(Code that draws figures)

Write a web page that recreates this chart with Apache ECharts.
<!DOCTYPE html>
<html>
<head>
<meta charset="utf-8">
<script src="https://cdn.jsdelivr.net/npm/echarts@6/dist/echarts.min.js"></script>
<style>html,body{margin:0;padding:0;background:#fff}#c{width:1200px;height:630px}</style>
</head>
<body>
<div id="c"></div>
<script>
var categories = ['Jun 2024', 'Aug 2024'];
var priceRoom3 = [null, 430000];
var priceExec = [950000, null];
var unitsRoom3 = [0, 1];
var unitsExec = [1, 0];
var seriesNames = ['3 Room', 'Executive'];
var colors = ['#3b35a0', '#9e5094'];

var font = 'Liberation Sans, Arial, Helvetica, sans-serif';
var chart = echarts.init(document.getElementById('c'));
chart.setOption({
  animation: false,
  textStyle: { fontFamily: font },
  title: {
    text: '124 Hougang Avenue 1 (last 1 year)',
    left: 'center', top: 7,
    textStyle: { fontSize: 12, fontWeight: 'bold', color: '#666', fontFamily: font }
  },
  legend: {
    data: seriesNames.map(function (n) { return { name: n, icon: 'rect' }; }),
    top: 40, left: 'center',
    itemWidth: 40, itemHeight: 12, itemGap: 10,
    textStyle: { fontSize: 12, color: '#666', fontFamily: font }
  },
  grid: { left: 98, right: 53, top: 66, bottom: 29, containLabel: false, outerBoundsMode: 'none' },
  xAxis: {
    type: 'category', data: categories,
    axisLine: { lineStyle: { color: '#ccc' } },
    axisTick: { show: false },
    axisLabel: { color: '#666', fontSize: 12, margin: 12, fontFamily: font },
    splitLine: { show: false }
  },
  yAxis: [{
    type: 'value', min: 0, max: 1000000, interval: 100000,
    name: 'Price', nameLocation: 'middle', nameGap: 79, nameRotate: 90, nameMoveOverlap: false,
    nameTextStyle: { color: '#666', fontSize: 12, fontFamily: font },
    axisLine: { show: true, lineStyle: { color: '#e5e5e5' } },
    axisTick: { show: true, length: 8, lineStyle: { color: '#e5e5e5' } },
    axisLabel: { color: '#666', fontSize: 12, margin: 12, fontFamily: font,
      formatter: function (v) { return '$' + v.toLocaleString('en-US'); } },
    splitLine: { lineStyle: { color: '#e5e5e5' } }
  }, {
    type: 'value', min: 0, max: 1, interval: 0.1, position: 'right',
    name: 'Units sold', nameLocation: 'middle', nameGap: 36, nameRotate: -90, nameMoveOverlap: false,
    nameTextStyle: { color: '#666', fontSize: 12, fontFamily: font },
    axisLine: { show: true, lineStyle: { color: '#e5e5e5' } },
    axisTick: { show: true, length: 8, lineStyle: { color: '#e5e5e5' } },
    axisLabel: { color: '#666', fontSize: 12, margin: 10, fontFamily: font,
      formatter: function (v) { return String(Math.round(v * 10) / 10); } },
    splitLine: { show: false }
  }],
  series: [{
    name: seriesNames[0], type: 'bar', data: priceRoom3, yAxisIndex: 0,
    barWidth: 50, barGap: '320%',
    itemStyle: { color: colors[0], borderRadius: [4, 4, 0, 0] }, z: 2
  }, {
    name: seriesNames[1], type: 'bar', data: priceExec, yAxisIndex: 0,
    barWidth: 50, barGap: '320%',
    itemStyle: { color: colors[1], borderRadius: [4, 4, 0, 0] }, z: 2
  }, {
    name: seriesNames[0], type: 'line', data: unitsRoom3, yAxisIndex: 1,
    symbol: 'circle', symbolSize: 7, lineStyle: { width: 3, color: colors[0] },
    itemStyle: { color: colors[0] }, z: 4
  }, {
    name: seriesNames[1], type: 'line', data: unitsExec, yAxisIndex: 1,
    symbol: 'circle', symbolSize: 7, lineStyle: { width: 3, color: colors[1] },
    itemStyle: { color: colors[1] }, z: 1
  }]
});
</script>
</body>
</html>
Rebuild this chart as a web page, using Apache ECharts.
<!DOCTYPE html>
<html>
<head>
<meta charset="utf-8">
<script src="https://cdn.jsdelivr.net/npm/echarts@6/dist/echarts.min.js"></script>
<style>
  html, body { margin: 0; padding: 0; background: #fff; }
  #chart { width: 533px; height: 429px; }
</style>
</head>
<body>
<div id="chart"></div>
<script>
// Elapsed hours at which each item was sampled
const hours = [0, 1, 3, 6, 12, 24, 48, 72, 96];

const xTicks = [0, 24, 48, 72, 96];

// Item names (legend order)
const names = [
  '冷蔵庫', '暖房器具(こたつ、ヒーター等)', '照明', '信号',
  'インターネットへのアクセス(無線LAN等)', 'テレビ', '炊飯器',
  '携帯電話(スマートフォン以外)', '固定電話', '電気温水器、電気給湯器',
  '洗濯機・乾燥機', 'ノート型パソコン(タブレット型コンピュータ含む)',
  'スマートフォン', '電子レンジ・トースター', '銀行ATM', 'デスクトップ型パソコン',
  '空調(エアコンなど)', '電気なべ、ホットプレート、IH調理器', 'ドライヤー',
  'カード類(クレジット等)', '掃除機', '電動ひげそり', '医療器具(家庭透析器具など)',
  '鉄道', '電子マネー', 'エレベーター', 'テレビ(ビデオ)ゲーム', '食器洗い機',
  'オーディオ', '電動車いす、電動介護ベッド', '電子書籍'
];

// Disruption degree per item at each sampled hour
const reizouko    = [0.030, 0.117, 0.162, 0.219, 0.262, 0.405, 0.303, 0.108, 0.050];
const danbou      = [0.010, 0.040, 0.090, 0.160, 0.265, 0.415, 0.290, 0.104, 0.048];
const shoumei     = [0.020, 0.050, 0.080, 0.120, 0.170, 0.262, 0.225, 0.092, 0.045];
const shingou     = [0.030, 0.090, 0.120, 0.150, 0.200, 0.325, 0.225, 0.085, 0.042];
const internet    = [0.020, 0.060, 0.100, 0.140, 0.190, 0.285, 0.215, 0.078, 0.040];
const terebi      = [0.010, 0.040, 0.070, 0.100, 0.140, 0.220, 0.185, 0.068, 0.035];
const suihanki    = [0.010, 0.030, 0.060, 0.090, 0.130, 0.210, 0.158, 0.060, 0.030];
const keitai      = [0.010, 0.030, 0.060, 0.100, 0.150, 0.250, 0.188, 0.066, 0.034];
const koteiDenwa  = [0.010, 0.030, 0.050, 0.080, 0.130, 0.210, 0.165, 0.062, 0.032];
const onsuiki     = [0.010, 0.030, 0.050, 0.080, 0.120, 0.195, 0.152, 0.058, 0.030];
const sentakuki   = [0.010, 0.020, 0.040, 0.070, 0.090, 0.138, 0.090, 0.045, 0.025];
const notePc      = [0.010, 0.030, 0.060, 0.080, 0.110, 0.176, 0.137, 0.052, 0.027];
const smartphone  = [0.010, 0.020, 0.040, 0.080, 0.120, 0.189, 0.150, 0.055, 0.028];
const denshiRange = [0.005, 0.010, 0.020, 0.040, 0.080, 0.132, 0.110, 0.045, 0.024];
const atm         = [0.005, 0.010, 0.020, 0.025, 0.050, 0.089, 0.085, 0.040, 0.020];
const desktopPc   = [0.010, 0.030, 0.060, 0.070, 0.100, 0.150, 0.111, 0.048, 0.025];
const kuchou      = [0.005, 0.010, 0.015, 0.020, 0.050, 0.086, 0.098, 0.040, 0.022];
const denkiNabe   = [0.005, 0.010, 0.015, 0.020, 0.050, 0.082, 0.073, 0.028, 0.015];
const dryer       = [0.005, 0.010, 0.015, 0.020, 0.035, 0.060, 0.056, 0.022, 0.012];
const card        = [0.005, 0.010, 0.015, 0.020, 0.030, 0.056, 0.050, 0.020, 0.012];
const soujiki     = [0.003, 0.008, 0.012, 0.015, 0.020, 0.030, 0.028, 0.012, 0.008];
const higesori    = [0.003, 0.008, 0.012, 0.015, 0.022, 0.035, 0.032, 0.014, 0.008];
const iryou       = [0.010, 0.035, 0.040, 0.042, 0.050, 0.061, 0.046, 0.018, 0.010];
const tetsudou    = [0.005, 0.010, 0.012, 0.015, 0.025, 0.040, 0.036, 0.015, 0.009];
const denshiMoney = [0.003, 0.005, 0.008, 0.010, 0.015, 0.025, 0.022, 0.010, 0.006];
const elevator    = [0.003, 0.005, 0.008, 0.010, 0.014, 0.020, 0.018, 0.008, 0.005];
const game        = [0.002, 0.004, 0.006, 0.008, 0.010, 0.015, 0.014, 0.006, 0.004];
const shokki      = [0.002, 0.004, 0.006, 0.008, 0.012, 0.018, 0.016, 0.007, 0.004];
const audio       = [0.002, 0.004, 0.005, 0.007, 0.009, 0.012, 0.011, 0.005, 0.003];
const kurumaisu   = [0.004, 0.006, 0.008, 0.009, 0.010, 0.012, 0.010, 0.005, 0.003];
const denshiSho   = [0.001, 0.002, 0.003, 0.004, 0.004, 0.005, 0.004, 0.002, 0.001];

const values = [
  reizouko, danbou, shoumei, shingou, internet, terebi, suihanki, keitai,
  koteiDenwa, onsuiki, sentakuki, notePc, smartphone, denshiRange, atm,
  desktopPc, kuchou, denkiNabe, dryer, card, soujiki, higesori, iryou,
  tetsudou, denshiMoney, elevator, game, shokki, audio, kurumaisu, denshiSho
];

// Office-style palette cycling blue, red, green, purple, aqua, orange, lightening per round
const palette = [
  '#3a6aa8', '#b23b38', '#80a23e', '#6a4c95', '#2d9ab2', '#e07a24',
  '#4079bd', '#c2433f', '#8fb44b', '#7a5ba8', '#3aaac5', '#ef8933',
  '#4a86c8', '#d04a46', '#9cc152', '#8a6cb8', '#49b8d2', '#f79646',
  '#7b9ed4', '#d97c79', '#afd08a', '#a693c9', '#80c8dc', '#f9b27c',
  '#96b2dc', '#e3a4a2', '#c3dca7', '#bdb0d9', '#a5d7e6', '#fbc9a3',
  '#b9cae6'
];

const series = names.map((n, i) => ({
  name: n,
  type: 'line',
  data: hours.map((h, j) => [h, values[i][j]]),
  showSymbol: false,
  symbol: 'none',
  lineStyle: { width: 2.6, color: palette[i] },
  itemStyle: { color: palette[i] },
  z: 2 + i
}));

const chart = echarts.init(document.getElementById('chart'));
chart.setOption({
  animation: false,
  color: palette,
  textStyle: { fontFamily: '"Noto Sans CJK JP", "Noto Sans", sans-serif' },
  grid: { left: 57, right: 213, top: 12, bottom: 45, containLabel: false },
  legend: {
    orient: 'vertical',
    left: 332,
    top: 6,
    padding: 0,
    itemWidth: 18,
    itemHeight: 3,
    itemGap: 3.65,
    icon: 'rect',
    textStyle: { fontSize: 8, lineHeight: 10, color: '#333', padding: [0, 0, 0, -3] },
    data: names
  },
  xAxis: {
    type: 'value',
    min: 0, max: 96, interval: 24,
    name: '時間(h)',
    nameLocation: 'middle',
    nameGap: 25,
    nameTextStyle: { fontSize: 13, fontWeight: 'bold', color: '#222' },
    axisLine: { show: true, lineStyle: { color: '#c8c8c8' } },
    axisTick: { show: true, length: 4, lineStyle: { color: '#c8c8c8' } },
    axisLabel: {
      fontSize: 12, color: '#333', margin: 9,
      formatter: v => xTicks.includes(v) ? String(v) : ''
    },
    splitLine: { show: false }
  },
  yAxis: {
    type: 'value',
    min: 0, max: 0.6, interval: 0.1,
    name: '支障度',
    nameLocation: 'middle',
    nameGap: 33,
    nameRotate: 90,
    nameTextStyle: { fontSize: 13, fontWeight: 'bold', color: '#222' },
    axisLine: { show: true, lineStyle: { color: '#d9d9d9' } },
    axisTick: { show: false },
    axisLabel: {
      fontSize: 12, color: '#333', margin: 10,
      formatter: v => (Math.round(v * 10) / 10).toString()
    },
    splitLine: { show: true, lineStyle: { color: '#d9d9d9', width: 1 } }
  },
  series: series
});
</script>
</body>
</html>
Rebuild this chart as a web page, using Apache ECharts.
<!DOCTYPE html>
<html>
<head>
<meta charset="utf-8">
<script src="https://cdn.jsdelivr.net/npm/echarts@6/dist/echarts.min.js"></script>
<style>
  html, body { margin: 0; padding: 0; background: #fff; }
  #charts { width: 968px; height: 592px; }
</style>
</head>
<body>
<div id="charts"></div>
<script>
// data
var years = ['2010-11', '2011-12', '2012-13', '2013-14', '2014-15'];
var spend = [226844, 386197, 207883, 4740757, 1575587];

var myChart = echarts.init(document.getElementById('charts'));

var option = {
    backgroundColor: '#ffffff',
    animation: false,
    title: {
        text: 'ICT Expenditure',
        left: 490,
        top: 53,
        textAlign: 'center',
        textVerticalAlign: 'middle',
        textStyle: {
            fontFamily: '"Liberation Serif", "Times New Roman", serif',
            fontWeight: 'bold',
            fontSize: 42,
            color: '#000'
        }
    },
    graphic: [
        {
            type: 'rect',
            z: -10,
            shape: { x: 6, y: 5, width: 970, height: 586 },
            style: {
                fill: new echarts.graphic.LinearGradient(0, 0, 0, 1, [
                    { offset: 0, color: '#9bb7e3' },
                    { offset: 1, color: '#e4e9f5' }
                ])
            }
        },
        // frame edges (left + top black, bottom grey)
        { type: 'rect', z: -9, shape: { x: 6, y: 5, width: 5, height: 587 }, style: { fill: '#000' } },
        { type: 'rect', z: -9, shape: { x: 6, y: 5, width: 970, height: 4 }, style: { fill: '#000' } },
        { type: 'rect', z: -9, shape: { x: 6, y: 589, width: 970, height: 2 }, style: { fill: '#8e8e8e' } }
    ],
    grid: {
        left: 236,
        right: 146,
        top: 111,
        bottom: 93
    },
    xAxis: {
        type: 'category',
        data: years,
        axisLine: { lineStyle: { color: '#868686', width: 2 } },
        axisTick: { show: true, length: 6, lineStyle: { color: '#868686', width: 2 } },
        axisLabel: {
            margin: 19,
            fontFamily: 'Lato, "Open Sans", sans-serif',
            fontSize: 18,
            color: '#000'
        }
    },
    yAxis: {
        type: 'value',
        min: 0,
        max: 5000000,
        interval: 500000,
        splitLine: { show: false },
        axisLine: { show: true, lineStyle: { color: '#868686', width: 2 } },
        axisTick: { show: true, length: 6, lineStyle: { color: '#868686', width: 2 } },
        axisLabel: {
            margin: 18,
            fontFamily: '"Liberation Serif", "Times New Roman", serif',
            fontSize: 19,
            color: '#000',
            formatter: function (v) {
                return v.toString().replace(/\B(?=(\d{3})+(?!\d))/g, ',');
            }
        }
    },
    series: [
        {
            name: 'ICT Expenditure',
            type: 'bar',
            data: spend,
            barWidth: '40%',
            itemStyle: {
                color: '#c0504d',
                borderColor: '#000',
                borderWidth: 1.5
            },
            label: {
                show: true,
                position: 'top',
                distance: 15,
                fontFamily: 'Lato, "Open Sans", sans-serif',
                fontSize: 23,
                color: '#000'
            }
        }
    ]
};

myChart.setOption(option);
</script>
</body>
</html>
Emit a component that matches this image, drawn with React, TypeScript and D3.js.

Instructions to follow
Copy the records above exactly, from the first line through the line containing "var colors = ['#3b35a0', '#9e5094'];", and include nothing else.

Task response
Write a web page that recreates this chart with Apache ECharts.
<!DOCTYPE html>
<html>
<head>
<meta charset="utf-8">
<script src="https://cdn.jsdelivr.net/npm/echarts@6/dist/echarts.min.js"></script>
<style>html,body{margin:0;padding:0;background:#fff}#c{width:1200px;height:630px}</style>
</head>
<body>
<div id="c"></div>
<script>
var categories = ['Jun 2024', 'Aug 2024'];
var priceRoom3 = [null, 430000];
var priceExec = [950000, null];
var unitsRoom3 = [0, 1];
var unitsExec = [1, 0];
var seriesNames = ['3 Room', 'Executive'];
var colors = ['#3b35a0', '#9e5094'];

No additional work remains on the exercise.